Find out more about apprenticeships

Entry requirements

A levels – To get on to a business-related degree, you will usually need a minimum of two A levels, with three A levels and A/B grades required for the most popular courses. Entry requirements range from CCC to AAB, with the universities and colleges most commonly asking for BBB. Most courses do not have specific A level subject requirements. In addition, you normally need five GCSEs at grade C or above, including maths and English. Be aware that some courses require at least a B grade in GCSE maths. For other courses such as HNDs and foundation years, you will typically require at least one A level or equivalent.

Scottish Highers – Entry requirements for Highers (the most common qualification) range from BBBB to AAABB, with universities or colleges most frequently requiring BBBB. Occasionally, universities ask for Advanced Highers to supplement Highers. If Advanced Highers are requested, universities or colleges typically ask for ABB.

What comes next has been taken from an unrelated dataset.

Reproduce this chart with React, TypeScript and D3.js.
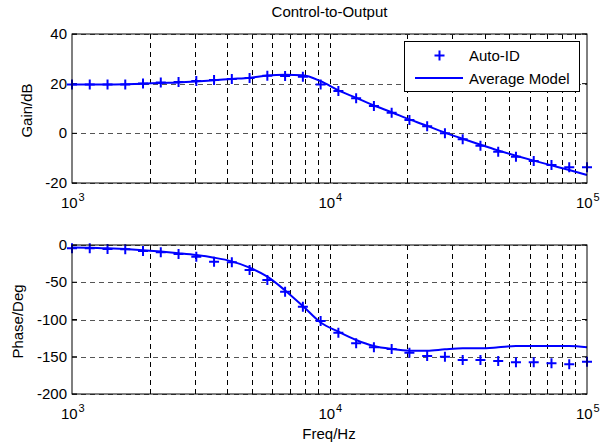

Vocational courses – Other Level 3/Level 6 qualifications (e.g. Pearson BTEC Level 3 National Extended Diploma in Business, SVQ Business and Administration (SCQF Level 6)) may be  accepted as an alternative to A levels/Highers by some providers. It's essential that you check alternative entry requirements with universities or colleges. 

Personal statement

In general, admissions tutors are looking for:

  • why you have a particular interest in business
  • evidence that you have an enthusiasm for the subject, which could be demonstrated by:
    • relevant work experience/shadowing or voluntary work
    • additional reading and research around business topics
    • membership of related societies/clubs
  • a range of interests outside of academic study – e.g. sport, music
  • a well written statement that shows you are a motivated individual who has something to contribute to the university
  • the ability to work individually and in teams

How to write your personal statement

Key areas of employment

Many graduates with a more general business or management degree go on to careers in fields such as business development, marketing, HR, recruitment, banking, and industrial relations. These roles exist in a wide range of industries and businesses – food, fashion, retail, manufacturing, utilities, healthcare, tourism, and many more – and across the private, public, and voluntary sectors.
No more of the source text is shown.